* Begin DATA PROVIDED *
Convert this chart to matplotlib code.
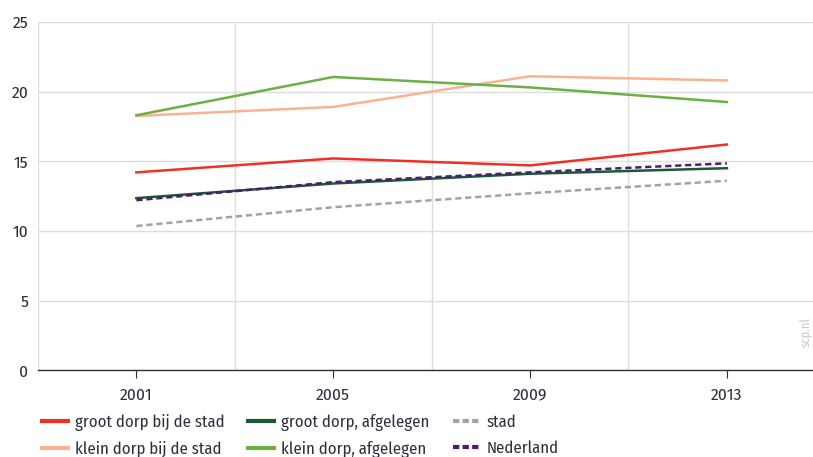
import matplotlib.pyplot as plt

plt.rcParams['font.family'] = ['Fira Sans Condensed', 'DejaVu Sans']

years = [2001, 2005, 2009, 2013]
groot_bij_stad = [14.2, 15.2, 14.7, 16.2]
klein_bij_stad = [18.25, 18.9, 21.1, 20.8]
groot_afgelegen = [12.35, 13.4, 14.1, 14.5]
klein_afgelegen = [18.3, 21.05, 20.3, 19.25]
stad = [10.35, 11.7, 12.7, 13.6]
nederland = [12.2, 13.5, 14.2, 14.85]

text_col = "#2e2f3c"

fig = plt.figure(figsize=(8.13, 4.57), dpi=100)
ax = fig.add_axes([0.0467, 0.19, 0.9533, 0.762])

# plotted in legend order (column-wise fill)
ax.plot(years, groot_bij_stad, color="#ee3124", lw=1.8, label="groot dorp bij de stad")
ax.plot(years, klein_bij_stad, color="#f9b294", lw=1.8, label="klein dorp bij de stad")
ax.plot(years, groot_afgelegen, color="#1b5a36", lw=1.8, label="groot dorp, afgelegen")
ax.plot(years, klein_afgelegen, color="#6cb043", lw=1.8, label="klein dorp, afgelegen")
ax.plot(years, stad, color="#a3a3a3", lw=1.8, ls=(0, (2.5, 1.5)), label="stad")
ax.plot(years, nederland, color="#4a1d6f", lw=1.8, ls=(0, (2.5, 1.5)), label="Nederland")

ax.set_xlim(1999, 2014.75)
ax.set_ylim(0, 25)
ax.set_xticks(years)
ax.set_xticks([1999, 2003, 2007, 2011], minor=True)
ax.set_yticks([0, 5, 10, 15, 20, 25])

ax.grid(axis="y", color="#dddddd", lw=1)
ax.grid(axis="x", which="minor", color="#dddddd", lw=1)
ax.set_axisbelow(True)

for s in ["top", "right", "left"]:
    ax.spines[s].set_visible(False)
ax.spines["bottom"].set_color("#333333")
ax.spines["bottom"].set_linewidth(1)

ax.tick_params(axis="x", which="major", direction="out", length=6, color="#333333",
               labelsize=12.5, labelcolor=text_col, pad=6)
ax.tick_params(axis="x", which="minor", length=0)
ax.tick_params(axis="y", length=0, labelsize=12.5, labelcolor=text_col, pad=7)

fig.text(0.992, 0.24, "scp.nl", rotation=90, color="#c8c8c8", fontsize=9,
         ha="center", va="bottom")

leg = fig.legend(loc="upper left", bbox_to_anchor=(0.033, 0.128), ncol=3, frameon=False,
                 fontsize=12, handlelength=1.55, columnspacing=1.4, handletextpad=0.45,
                 labelspacing=0.6)
for t in leg.get_texts():
    t.set_color(text_col)
for h in leg.get_lines():
    h.set_linewidth(3)
    if h.get_linestyle() != "-":
        h.set_dashes((1.5, 0.8))

fig.savefig("out.png", dpi=100)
* End DATA PROVIDED *
Please reproduce the listing exactly from its opening line through the line that contains "ax = fig.add_axes([0.0467, 0.19, 0.9533, 0.762])", both included, with all pictures omitted.

- _TASK ANSWER_:
Convert this chart to matplotlib code.
import matplotlib.pyplot as plt

plt.rcParams['font.family'] = ['Fira Sans Condensed', 'DejaVu Sans']

years = [2001, 2005, 2009, 2013]
groot_bij_stad = [14.2, 15.2, 14.7, 16.2]
klein_bij_stad = [18.25, 18.9, 21.1, 20.8]
groot_afgelegen = [12.35, 13.4, 14.1, 14.5]
klein_afgelegen = [18.3, 21.05, 20.3, 19.25]
stad = [10.35, 11.7, 12.7, 13.6]
nederland = [12.2, 13.5, 14.2, 14.85]

text_col = "#2e2f3c"

fig = plt.figure(figsize=(8.13, 4.57), dpi=100)
ax = fig.add_axes([0.0467, 0.19, 0.9533, 0.762])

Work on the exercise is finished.